Story arcs are what drive Valhalla to its final curtain call. With a dozen or more unique regions to explore and forge alliances with, every slew of quests offers genuinely fascinating backstories and compelling gameplay. Or at least the majority of them do, anyway. Of course, with a game as enormous as Valhalla, we sort of expected to hit a few speedbumps along the way. However, it’s these five mind-numbing quests that had our eyes rolling the heaviest. Cue the excuses, Ubisoft.
5. Well-Travelled (Asgard)
If there’s one thing we don’t enjoy in a game that is action-oriented — it’s monotonous puzzle solving. Of course, I can’t speak for everyone when I say that, but for a game as battle-focused as Valhalla —having to stop in our tracks to scratch our heads for thirty minutes just doesn’t bode well with our immersion. And unfortunately, the incredibly dull quest, Well-Travelled, is what breaks that connection between Eivor and the player for the first time.

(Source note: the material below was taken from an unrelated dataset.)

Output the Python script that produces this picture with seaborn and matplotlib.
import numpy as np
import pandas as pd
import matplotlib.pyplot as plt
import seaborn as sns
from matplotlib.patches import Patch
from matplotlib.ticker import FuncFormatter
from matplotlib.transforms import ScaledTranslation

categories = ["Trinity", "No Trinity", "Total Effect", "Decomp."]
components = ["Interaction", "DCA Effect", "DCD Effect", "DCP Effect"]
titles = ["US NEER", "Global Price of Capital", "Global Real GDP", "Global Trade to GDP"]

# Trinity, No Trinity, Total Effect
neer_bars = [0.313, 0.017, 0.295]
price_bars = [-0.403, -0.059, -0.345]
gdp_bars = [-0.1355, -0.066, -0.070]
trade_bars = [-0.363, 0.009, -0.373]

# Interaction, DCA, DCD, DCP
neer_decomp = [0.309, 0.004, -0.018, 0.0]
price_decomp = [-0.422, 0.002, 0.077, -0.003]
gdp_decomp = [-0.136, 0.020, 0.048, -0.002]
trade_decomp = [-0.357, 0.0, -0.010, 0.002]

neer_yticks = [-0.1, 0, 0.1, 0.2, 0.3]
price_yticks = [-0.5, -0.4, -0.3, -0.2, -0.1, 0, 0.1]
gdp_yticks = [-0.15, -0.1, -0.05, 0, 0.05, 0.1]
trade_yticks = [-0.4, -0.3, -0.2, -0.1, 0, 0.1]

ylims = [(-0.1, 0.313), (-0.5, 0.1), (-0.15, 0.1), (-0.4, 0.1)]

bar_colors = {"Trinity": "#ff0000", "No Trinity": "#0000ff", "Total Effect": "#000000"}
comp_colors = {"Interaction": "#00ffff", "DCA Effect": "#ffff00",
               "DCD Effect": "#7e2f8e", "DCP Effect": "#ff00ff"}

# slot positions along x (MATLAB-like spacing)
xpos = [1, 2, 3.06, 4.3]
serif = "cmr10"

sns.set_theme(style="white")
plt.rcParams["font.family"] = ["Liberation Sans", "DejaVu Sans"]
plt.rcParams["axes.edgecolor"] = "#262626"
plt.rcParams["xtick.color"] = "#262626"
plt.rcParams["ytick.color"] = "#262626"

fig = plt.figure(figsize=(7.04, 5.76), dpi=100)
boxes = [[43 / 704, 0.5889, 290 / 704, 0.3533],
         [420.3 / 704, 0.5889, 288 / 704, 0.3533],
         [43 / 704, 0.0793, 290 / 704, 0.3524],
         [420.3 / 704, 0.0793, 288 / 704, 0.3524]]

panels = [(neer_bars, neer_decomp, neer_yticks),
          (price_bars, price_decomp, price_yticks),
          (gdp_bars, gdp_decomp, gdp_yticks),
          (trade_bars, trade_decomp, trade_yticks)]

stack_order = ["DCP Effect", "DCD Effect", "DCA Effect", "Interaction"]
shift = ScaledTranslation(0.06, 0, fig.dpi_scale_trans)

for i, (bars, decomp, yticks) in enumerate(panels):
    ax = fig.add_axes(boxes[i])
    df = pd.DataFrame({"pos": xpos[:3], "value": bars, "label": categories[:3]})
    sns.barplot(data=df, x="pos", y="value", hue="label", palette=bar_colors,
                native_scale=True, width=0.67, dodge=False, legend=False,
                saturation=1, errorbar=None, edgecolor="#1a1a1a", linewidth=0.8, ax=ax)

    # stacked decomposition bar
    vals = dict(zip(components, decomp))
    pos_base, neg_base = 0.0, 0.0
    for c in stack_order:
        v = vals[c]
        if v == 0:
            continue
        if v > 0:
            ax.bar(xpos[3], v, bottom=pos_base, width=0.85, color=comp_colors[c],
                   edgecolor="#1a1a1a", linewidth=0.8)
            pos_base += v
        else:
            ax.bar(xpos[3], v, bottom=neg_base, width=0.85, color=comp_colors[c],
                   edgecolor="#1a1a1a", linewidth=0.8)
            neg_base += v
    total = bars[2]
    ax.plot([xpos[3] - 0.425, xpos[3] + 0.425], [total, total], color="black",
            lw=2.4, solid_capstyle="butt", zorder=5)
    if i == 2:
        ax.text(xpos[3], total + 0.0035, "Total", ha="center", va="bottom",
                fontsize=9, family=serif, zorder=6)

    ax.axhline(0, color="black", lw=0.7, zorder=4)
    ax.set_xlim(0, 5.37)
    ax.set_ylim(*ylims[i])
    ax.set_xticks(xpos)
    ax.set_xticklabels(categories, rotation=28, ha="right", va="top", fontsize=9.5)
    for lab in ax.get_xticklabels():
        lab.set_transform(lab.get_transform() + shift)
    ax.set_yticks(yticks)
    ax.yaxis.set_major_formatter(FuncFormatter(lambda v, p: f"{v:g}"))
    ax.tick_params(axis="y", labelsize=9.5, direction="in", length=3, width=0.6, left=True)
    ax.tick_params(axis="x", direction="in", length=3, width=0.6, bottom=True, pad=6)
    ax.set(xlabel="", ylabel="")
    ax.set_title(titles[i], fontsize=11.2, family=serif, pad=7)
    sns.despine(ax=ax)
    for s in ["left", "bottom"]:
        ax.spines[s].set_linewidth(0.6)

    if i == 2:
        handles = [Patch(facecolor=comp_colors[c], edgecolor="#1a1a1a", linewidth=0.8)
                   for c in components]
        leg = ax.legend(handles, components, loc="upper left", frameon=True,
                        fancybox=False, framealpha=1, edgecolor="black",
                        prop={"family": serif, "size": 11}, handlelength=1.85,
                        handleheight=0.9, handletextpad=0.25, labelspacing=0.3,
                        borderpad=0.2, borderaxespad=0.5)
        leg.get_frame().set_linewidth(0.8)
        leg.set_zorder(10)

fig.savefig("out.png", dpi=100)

Made worse by the fact that Eivor tells his accomplice that he’s rearranged the beaming lights several times before, we’re immediately left to feel like idiots as we fail every single attempt. Of course, unsealing the sacred Well of Urd doesn’t come across as an overwhelmingly difficult challenge. After all, it’s just connecting a few lights, right? Wrong — it’s connecting several lights — and then doing some absurd trickery with a glass shard somewhere. Sure, it sounds easy in context — but without a single shred of guidance along the way, cracking the puzzle makes up for some of the most frustrating moments over the course of the entire arc. And then some.
4. Bloody Path to Peace (Sciropescire)
In what should be a rather entertaining quest overall, Bloody Path to Peace is ultimately ruined thanks to one small segment that features around the midway point. And that’s fishing. Eel fishing, to be precise. As if that’s something we want to do after torching a village and reducing it to ashes. Oh, and considering it also follows on from a pretty tough boss fight — it just doesn’t make a lick of sense to serve up a bonding moment with the wannabe king, Ceolbert.

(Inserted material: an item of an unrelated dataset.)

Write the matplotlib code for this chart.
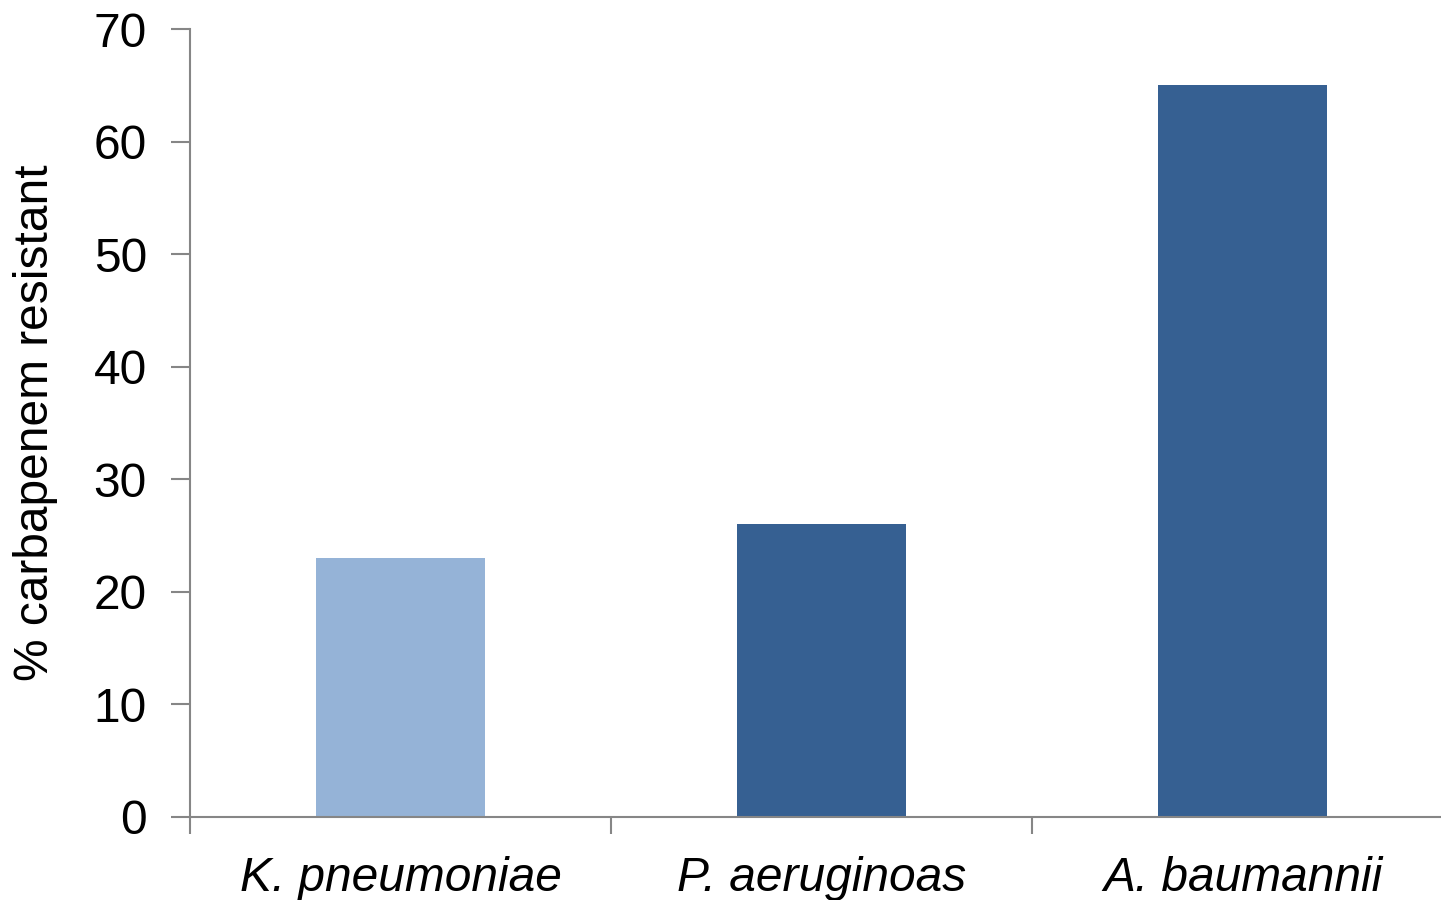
import matplotlib
matplotlib.use("Agg")
import matplotlib.pyplot as plt

species = ["K. pneumoniae", "P. aeruginoas", "A. baumannii"]
resistant = [23, 26, 65]
colors = ["#95B3D7", "#366092", "#366092"]

plt.rcParams['font.family'] = ['Liberation Sans', 'DejaVu Sans']

W, H = 1441, 900
fig = plt.figure(figsize=(W / 100, H / 100), dpi=100)
left, bottom, top = 190, 817, 29
ax = fig.add_axes([left / W, (H - bottom) / H, 1263 / W, (bottom - top) / H])

x = list(range(len(species)))
ax.bar(x, resistant, width=0.4, color=colors, zorder=2)

ax.set_xlim(-0.5, 2.5)
ax.set_ylim(0, 70)
ax.set_yticks(range(0, 71, 10))
ax.set_xticks([-0.5, 0.5, 1.5, 2.5])
ax.set_xticklabels([])
ax.set_xticks(x, minor=True)
ax.set_xticklabels(species, minor=True, fontsize=34.5, style="italic")
ax.tick_params(axis="x", which="minor", length=0, pad=28)
ax.tick_params(axis="x", which="major", length=12, width=1.5, color="#868686", direction="out")
ax.tick_params(axis="y", length=14, width=1.5, color="#868686", labelsize=34.5, pad=17)

for s in ["top", "right"]:
    ax.spines[s].set_visible(False)
for s in ["left", "bottom"]:
    ax.spines[s].set_color("#868686")
    ax.spines[s].set_linewidth(1.5)

ax.set_ylabel("% carbapenem resistant", fontsize=34.5, labelpad=26)

fig.savefig("out.png", dpi=100)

The fact is — fishing in Assassin’s Creed: Valhalla isn’t fun. It’s not. If anything, it’s about as boring as the loose ambitions that drive the rookie prince to the throne altogether. And, if you haven’t unlocked the fishing hut back in your settlement by the time you start the quest, then you’re essentially left to resort to alternative methods of securing the trio of eels. That, of course, means having to wade through the mucus green water with nothing but a bow and a volley of arrows. Sounds easy enough, right? Well, try saying that when going toe to fin with the school of slithery so-and-sos.

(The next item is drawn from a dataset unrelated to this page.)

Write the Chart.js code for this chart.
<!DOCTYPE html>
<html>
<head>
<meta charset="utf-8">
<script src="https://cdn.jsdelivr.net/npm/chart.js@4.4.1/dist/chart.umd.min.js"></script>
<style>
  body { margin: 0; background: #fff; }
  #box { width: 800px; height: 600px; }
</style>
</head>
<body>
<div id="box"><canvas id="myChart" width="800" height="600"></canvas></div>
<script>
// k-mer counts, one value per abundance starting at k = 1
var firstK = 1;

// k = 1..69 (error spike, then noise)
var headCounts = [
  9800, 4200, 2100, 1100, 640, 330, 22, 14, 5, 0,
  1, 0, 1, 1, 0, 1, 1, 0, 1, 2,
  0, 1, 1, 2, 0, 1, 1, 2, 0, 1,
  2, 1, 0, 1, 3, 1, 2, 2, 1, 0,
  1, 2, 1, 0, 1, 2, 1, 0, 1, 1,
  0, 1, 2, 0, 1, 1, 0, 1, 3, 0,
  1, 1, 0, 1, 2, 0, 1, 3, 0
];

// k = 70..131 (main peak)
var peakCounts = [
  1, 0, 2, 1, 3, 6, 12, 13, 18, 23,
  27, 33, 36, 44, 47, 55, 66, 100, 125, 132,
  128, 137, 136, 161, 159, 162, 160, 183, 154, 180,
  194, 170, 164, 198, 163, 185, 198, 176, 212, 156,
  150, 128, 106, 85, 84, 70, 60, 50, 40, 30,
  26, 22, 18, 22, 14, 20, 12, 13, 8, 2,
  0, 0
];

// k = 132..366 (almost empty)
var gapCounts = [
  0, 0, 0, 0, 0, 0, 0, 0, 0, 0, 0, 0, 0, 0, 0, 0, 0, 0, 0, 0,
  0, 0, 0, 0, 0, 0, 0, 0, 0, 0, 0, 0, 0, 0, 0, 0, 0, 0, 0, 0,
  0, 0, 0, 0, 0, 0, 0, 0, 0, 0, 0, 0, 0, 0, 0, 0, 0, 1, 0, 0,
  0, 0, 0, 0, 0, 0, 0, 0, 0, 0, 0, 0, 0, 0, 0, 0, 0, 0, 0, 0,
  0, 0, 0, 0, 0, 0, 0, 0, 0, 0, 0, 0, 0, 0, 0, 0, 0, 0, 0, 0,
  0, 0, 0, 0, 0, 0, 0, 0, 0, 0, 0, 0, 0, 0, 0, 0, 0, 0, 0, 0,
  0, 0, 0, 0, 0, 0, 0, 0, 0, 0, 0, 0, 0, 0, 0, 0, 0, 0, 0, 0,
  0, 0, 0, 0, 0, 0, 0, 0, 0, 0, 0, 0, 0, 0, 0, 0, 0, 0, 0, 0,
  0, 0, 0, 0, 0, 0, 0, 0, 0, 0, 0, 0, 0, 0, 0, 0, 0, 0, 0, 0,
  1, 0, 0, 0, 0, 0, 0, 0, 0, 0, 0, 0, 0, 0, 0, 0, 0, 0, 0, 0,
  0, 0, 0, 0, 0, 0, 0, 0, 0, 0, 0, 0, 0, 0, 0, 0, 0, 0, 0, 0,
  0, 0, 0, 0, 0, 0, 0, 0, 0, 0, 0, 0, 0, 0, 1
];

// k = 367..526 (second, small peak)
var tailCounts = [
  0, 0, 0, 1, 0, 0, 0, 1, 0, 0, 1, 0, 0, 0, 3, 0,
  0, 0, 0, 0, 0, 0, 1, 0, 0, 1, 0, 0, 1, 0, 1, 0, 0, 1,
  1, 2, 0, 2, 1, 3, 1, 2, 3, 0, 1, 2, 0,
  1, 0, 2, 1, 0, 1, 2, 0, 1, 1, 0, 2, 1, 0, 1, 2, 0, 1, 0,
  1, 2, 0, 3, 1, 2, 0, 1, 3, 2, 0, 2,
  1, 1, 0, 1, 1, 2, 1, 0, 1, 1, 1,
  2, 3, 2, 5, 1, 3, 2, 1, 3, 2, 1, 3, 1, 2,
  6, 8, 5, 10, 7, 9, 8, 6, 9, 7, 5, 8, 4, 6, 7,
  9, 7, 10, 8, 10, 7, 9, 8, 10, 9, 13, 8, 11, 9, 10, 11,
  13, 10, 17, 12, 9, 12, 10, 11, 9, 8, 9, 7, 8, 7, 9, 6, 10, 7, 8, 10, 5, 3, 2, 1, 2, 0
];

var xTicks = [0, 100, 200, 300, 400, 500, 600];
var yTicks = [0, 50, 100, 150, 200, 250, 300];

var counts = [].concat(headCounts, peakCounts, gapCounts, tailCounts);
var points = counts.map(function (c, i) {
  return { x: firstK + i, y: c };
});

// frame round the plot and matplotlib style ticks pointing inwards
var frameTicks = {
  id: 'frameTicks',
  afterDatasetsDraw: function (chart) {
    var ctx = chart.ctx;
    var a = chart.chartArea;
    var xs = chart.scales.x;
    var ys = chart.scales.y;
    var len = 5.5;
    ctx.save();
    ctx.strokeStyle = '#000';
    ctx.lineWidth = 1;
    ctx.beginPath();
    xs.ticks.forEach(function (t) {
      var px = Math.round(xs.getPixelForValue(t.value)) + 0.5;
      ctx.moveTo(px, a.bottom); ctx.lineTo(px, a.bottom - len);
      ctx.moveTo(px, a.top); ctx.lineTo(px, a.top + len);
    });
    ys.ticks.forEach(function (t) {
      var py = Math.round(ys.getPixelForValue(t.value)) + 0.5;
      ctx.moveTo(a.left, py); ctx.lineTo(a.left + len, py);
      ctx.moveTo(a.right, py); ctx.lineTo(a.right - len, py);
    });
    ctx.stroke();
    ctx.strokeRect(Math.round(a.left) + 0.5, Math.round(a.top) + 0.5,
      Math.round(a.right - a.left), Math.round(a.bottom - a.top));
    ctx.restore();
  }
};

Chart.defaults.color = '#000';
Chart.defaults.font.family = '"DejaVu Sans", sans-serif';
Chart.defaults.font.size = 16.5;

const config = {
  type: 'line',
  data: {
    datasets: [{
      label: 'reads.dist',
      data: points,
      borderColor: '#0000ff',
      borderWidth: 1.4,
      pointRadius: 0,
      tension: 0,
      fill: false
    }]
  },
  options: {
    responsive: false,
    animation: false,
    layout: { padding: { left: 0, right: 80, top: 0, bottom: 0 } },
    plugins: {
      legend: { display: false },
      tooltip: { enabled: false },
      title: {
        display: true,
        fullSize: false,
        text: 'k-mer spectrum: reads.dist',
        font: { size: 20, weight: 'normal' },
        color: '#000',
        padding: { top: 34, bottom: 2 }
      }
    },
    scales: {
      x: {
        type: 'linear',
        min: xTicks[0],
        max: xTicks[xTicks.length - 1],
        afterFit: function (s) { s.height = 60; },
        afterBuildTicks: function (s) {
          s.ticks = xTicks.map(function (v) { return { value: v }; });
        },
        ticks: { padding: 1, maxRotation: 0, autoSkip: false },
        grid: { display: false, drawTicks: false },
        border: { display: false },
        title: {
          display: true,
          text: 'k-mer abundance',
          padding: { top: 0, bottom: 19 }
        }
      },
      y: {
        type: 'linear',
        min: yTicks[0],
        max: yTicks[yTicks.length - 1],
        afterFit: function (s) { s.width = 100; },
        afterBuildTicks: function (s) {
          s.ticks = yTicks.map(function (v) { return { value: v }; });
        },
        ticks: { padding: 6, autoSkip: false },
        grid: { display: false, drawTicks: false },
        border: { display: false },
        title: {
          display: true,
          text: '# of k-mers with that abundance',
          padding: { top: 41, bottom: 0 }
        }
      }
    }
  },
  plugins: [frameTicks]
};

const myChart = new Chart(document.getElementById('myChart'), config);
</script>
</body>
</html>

Despite the many intriguing story arcs that weave between the diverse regions of England, there are the odd couple that didn’t exactly captivate us on an emotional level. Essexe, of course, was definitely one of them. But rather than pluck out just a single quest from the chain as a whole, it seems only right that we put forward the entire collection for judgement.
Pushing into the thirty-hour marker of the main storyline, Essexe plays a major filler role as you work to rack up your Power points before taking on the likes of Vinland and other higher-ranked boroughs. Unfortunately, the weak writing and dull premise surrounding a love triangle with wooden personalities were what ultimately dragged the arc down into the pits. Combat was compressed to bite-sized segments, the dialogue was trimmed down to cringeworthy monologues, and the two-hour story, despite its enchanting setting, was a pitiful attempt at keeping us entwined with the Viking lore. Eivor the Matchmaker? I don’t buy it.
2. The First Night of Samhain (Glowecestrescire)
After spending forty-five hours purging England of its riches and closing in on the climax of Eivor’s lengthy tale, it was only natural for us to expect something a little gritter than what Glowecestrescire actually had in store for us. While the county as a whole is a thing of natural beauty — the cringeworthy story arc that tells the story of the iconic Wicker Man is, if anything — incredibly out of place. However, it’s the ridiculously long opening chapter to the region that had us sinking our face into our palms the most.
It’s fair to say that after spending upwards of fifty hours as the bloodthirsty Viking, we came to understand the anger and determination that drove Eivor’s heart. And while he is most definitely a loyal chief to the Raven clan and an overall staple to his townsfolk — he is by no means one to go friggin’ trick or treating. That’s where we lost it. Oh, and how could we forget that the Glowecestrescire debut also had us battling boars, trailing countless strangers, and fending off sexual propositions from aspiring politicians? You know, all the pointless filler you’d expect to find in a game of this calibre. Though, perhaps not fifty hours in. It’s tutorial worthy at best — let’s just leave it at that.
Finally, as we draw to the conclusion of our least favourite quests in the whole of Valhalla, it seems to be as good a time as any to slate Jorvik for all it’s worth. Thanks to the city being littered with game-breaking bugs (yes — even in May), corrupt save files and a zombie-like population, the whole Jorvik story arc ended up being nothing more than a lukewarm swamp of absolute nonsense. And boy — talk about a poor excuse for a filler story.
As well as the strung-out glitches and braindead citizens, Jorvik also unravels one of the worst storylines in the whole game. Of course, it’s all well and good having some filler content to help flourish The Hidden One’s backstory, though Jorvik essentially screams mediocrity and lazy writing with very few genuine bonds to boot. Kill him, kill her — report back to Randvi to tell her the “good news.” Yawn. It’s fair to say that, without Jorvik in the mix — nobody would be that upset to see it out of the picture. Just another pile of pointless filler that Ubisoft lacked the motivation to tweak into a convincing story. Tut tut, Ubi. Can’t say we didn’t expect more.